# Your objective:
Reproduce the listing exactly, with no pictures in your copy.
-- Begin Provided data --
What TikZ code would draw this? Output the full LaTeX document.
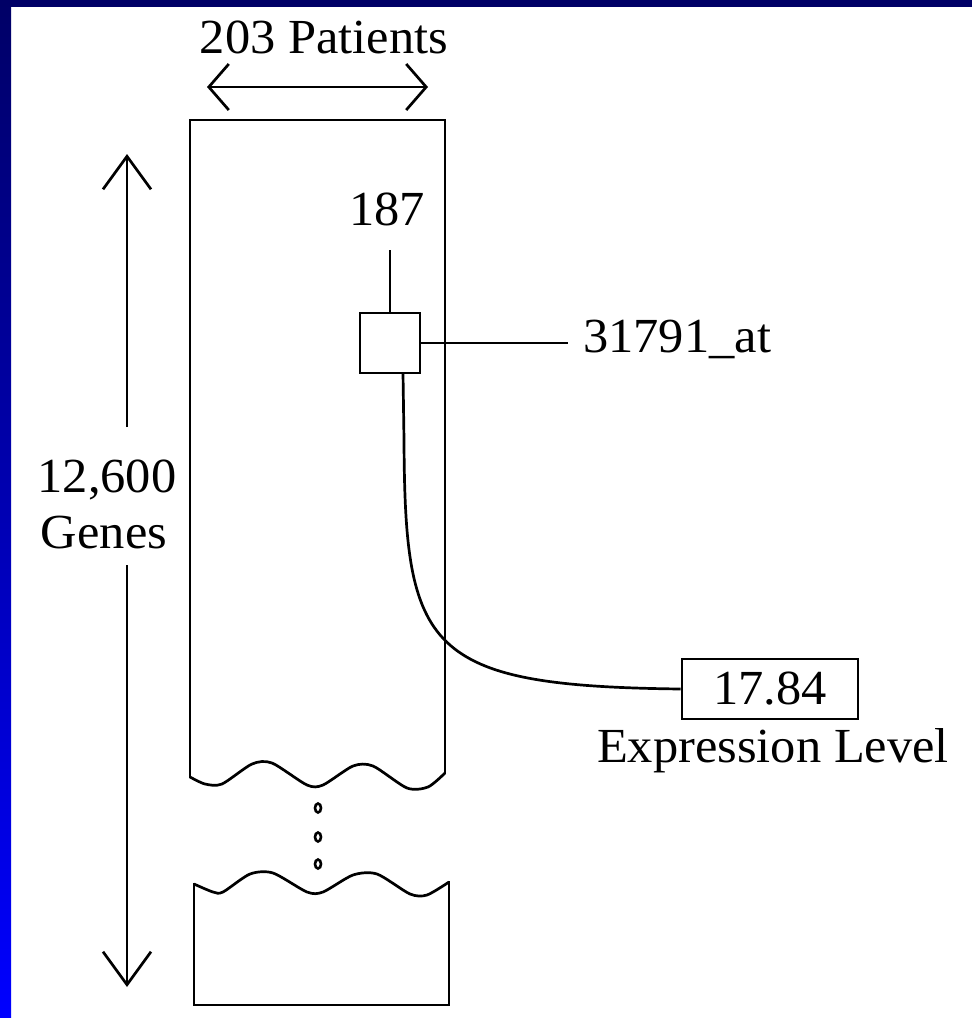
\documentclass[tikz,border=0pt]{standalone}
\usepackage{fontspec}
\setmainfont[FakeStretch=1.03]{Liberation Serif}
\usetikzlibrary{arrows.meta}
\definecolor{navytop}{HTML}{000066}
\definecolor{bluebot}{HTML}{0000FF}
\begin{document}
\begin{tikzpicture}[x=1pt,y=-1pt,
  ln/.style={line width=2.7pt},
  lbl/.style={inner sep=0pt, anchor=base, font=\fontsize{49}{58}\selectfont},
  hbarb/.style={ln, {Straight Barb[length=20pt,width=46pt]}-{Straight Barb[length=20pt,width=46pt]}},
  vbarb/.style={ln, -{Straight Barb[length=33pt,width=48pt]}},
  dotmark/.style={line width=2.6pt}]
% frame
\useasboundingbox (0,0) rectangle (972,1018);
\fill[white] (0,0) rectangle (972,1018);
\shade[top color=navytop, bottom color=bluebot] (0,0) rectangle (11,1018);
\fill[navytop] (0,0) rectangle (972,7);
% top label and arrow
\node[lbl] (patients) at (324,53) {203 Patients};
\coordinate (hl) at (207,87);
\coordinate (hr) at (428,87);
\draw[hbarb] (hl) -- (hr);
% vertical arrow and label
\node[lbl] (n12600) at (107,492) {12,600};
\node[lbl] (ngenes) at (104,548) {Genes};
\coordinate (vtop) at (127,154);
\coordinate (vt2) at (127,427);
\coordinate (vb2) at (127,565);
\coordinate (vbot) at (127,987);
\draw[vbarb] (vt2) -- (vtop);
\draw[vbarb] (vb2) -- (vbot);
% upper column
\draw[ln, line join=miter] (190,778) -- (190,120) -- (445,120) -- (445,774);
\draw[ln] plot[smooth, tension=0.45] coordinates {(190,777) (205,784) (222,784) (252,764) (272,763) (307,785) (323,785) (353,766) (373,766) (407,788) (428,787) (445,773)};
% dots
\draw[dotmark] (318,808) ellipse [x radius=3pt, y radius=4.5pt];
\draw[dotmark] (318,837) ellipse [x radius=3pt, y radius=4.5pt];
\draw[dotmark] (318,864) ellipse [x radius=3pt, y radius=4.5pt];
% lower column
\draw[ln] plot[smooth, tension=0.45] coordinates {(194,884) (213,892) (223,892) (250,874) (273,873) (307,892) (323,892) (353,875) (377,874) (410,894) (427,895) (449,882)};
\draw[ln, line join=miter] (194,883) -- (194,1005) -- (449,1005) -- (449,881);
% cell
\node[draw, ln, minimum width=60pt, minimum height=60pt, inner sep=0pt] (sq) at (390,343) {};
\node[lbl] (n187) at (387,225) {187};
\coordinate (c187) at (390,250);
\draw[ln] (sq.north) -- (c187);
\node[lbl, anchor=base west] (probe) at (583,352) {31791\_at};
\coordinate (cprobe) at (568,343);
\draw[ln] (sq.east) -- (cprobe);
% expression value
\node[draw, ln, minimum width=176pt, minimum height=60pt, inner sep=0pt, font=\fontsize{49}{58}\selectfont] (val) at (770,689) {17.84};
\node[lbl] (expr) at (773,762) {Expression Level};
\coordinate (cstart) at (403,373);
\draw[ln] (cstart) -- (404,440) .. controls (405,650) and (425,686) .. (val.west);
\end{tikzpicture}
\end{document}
-- End Provided data --
# Correct output:
What TikZ code would draw this? Output the full LaTeX document.
\documentclass[tikz,border=0pt]{standalone}
\usepackage{fontspec}
\setmainfont[FakeStretch=1.03]{Liberation Serif}
\usetikzlibrary{arrows.meta}
\definecolor{navytop}{HTML}{000066}
\definecolor{bluebot}{HTML}{0000FF}
\begin{document}
\begin{tikzpicture}[x=1pt,y=-1pt,
  ln/.style={line width=2.7pt},
  lbl/.style={inner sep=0pt, anchor=base, font=\fontsize{49}{58}\selectfont},
  hbarb/.style={ln, {Straight Barb[length=20pt,width=46pt]}-{Straight Barb[length=20pt,width=46pt]}},
  vbarb/.style={ln, -{Straight Barb[length=33pt,width=48pt]}},
  dotmark/.style={line width=2.6pt}]
% frame
\useasboundingbox (0,0) rectangle (972,1018);
\fill[white] (0,0) rectangle (972,1018);
\shade[top color=navytop, bottom color=bluebot] (0,0) rectangle (11,1018);
\fill[navytop] (0,0) rectangle (972,7);
% top label and arrow
\node[lbl] (patients) at (324,53) {203 Patients};
\coordinate (hl) at (207,87);
\coordinate (hr) at (428,87);
\draw[hbarb] (hl) -- (hr);
% vertical arrow and label
\node[lbl] (n12600) at (107,492) {12,600};
\node[lbl] (ngenes) at (104,548) {Genes};
\coordinate (vtop) at (127,154);
\coordinate (vt2) at (127,427);
\coordinate (vb2) at (127,565);
\coordinate (vbot) at (127,987);
\draw[vbarb] (vt2) -- (vtop);
\draw[vbarb] (vb2) -- (vbot);
% upper column
\draw[ln, line join=miter] (190,778) -- (190,120) -- (445,120) -- (445,774);
\draw[ln] plot[smooth, tension=0.45] coordinates {(190,777) (205,784) (222,784) (252,764) (272,763) (307,785) (323,785) (353,766) (373,766) (407,788) (428,787) (445,773)};
% dots
\draw[dotmark] (318,808) ellipse [x radius=3pt, y radius=4.5pt];
\draw[dotmark] (318,837) ellipse [x radius=3pt, y radius=4.5pt];
\draw[dotmark] (318,864) ellipse [x radius=3pt, y radius=4.5pt];
% lower column
\draw[ln] plot[smooth, tension=0.45] coordinates {(194,884) (213,892) (223,892) (250,874) (273,873) (307,892) (323,892) (353,875) (377,874) (410,894) (427,895) (449,882)};
\draw[ln, line join=miter] (194,883) -- (194,1005) -- (449,1005) -- (449,881);
% cell
\node[draw, ln, minimum width=60pt, minimum height=60pt, inner sep=0pt] (sq) at (390,343) {};
\node[lbl] (n187) at (387,225) {187};
\coordinate (c187) at (390,250);
\draw[ln] (sq.north) -- (c187);
\node[lbl, anchor=base west] (probe) at (583,352) {31791\_at};
\coordinate (cprobe) at (568,343);
\draw[ln] (sq.east) -- (cprobe);
% expression value
\node[draw, ln, minimum width=176pt, minimum height=60pt, inner sep=0pt, font=\fontsize{49}{58}\selectfont] (val) at (770,689) {17.84};
\node[lbl] (expr) at (773,762) {Expression Level};
\coordinate (cstart) at (403,373);
\draw[ln] (cstart) -- (404,440) .. controls (405,650) and (425,686) .. (val.west);
\end{tikzpicture}
\end{document}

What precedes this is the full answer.